This week, I went to a support group catch up and I was reminded again of how lucky I have been. I know that sounds like a bit of a crazy thing to say, because Claytie dying was definitely not lucky (and it has been an absolutely devastating thing in my world)! – but with the circumstances around it and all of the things that have happened since, I do feel lucky!

Claytie was at home with us when he died. He could have been interstate and working, or travelling at the time. Instead, we got to be with him at home. I got to hold his hand until they took him away and I am so grateful to have had that time. We had all of his favourite people there with us, and the support was incredible. I was left in a position of being able to not only stay in our home, but also to do a fairly major renovation to make sure that the house is safe for as long as I want to be there. I have been able to support the boys, and we have grown even closer as a family, and of course I have some amazing friends and family to help pick up the pieces as well.

I have been able to reconcile Clayties death (more or less) for myself as nature. His heart stopped working and that is what caused him to die. The coroner told us that there was nothing anyone (including doctors) could have done for him at that time to change the outcome, and that has been reassuring for me and for the boys. I am not saying that it is ok…. It is not! It was awful and horrific and way, way too soon, but it was nature and therefore part of life, and ultimately for me, an easier thing to get my head around.

I have a couple of friends where nature was not the cause of death for their loved one, but rather that they died at the hands of another person. Someone made a deliberate choice to use a weapon to cause a death… and for me, that would be a much harder thing to come to terms with and to make any kind of sense out of.

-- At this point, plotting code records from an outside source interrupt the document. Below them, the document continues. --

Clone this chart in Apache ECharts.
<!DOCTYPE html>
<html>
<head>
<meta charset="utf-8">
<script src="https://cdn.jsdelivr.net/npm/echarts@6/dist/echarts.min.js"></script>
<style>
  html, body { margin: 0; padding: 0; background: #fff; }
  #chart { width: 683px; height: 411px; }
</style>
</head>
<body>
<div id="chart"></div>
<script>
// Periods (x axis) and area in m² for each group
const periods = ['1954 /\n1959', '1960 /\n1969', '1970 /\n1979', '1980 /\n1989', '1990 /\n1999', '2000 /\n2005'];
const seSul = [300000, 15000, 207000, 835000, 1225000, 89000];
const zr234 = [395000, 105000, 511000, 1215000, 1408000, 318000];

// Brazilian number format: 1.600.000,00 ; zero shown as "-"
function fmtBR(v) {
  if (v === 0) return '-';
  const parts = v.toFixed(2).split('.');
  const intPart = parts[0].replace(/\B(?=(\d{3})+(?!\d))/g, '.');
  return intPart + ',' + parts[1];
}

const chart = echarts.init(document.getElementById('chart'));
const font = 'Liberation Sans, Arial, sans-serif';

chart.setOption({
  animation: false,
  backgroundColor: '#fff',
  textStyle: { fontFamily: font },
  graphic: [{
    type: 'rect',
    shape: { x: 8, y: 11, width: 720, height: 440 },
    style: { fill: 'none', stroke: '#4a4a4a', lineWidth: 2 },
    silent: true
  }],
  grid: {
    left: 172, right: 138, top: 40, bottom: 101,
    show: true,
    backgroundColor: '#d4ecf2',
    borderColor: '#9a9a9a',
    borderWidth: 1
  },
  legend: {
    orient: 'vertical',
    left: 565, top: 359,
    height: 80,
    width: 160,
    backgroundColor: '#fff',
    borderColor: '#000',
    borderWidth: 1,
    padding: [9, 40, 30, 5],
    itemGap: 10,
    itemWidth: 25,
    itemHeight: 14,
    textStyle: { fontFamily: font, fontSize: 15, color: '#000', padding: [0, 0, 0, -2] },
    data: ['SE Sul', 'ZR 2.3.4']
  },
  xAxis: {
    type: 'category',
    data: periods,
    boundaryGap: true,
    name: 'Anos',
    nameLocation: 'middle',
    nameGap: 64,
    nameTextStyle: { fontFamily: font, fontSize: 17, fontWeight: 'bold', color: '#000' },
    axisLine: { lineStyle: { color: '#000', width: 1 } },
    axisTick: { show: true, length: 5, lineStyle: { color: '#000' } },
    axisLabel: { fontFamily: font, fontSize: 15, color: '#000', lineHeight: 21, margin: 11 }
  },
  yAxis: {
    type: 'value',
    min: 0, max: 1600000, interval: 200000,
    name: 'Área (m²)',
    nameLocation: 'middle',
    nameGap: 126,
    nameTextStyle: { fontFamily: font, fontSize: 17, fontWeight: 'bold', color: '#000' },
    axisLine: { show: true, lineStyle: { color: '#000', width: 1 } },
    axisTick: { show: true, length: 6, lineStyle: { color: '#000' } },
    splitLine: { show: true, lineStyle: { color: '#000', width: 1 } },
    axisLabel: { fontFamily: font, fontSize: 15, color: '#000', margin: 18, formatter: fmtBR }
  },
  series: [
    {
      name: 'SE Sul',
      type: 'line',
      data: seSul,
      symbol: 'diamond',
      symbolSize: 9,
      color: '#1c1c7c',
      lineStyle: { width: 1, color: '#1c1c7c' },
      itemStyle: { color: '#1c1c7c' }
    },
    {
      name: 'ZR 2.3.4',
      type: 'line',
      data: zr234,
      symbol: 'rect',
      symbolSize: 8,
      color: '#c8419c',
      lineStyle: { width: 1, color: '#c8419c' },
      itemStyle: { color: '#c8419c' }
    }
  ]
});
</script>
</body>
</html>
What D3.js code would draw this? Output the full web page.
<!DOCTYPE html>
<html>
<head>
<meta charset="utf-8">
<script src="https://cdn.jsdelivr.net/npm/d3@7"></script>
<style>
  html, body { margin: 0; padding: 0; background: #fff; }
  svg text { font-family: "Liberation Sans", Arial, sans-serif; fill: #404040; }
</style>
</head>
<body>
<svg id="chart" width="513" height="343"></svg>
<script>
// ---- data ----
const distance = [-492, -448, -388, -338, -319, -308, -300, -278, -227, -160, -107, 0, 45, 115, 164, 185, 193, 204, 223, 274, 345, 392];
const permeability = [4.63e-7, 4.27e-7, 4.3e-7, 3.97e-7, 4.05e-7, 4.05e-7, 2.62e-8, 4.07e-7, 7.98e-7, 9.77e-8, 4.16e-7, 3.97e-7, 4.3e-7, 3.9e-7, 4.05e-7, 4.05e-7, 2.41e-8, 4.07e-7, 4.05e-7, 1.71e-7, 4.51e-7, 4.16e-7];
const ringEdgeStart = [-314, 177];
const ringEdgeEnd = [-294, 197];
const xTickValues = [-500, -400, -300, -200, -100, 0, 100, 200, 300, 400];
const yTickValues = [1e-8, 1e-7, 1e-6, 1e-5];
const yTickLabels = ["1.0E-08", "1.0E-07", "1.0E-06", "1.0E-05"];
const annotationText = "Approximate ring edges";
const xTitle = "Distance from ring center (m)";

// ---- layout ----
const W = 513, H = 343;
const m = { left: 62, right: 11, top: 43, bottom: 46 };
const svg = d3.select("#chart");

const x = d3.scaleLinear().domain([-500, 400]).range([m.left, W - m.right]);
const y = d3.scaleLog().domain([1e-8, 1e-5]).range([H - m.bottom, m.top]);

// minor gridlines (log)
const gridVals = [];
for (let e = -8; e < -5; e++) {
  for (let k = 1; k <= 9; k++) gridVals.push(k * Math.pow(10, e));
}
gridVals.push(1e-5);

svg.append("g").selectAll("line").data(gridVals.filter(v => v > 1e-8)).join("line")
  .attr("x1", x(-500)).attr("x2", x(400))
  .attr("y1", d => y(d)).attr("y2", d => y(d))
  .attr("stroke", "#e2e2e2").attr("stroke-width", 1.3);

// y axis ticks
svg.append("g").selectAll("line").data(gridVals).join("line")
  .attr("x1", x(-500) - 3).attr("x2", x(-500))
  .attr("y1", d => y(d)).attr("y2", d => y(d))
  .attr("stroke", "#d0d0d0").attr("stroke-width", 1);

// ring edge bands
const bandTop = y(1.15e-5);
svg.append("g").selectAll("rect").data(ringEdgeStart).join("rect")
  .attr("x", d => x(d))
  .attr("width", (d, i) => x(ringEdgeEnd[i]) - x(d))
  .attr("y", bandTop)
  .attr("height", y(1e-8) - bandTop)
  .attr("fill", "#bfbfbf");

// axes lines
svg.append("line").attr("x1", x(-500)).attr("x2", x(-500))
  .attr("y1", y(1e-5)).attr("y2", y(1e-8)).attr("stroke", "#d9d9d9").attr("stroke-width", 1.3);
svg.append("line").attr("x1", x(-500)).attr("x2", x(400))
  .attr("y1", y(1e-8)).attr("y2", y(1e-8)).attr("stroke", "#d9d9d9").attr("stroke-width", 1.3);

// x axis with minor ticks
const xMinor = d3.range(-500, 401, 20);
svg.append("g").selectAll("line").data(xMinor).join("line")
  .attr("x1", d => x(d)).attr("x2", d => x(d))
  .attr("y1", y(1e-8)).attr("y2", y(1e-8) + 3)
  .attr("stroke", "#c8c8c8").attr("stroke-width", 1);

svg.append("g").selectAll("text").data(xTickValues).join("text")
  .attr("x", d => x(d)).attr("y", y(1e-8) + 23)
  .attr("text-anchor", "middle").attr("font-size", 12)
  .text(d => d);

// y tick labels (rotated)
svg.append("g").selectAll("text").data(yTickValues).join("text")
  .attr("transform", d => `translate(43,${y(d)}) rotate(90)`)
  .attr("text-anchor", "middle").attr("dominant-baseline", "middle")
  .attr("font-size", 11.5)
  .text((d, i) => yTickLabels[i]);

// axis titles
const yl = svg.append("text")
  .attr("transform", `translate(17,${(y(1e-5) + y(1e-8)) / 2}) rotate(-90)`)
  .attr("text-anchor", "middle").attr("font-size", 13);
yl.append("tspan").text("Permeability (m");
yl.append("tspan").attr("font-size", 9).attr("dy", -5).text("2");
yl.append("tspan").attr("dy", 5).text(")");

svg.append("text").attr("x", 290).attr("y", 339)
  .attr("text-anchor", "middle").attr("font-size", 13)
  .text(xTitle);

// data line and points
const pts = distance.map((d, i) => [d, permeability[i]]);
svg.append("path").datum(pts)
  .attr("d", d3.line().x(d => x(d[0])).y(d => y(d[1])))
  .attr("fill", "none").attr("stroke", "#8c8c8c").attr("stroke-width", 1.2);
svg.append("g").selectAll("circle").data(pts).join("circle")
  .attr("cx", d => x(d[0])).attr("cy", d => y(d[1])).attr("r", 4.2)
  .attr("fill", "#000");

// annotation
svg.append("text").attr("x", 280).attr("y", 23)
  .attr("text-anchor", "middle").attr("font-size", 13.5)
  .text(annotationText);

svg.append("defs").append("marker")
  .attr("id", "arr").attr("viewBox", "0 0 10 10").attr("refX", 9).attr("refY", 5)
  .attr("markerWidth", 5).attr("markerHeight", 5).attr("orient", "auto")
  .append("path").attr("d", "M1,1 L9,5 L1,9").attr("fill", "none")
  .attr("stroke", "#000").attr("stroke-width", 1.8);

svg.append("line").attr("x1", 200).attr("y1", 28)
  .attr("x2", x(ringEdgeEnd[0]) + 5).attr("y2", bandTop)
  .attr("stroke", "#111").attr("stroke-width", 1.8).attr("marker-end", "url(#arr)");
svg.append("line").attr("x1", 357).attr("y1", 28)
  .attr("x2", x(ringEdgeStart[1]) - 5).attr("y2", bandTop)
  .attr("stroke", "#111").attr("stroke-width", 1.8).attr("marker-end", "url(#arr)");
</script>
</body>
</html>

On top of the suddenness and absolute trauma around the events, the follow up and consequences for these crimes seem to absolutely favour the perpetrators. I know that our legal system states innocent until proven guilty, and that is as it should be, but the court systems seem to be so incredibly slow moving, with cases often taking years to even be heard by a judge; and the punishments absolutely do not meet the severity of the crimes and the impacts on the families left behind!….and then there are the appeals that drag the entire process out for even longer. It all just seems so very hard and unfair on the victims that are left to try and move forward with their grief, trying to rebuild their shattered lives, to then also have to be dealing with lawyers and the judicial system.

Two of my friends are currently going through this process, and I really can’t imagine how difficult it must be to have that constant spotlight on them and their grief. To be a short story that is sensationalised across the news outlets, and to not have any sense of closure or justice for their person for such a long time after their world collapsed. It just adds a whole other level of “unfairness” to what is already such an awful time for people, and my heart absolutely goes out to them.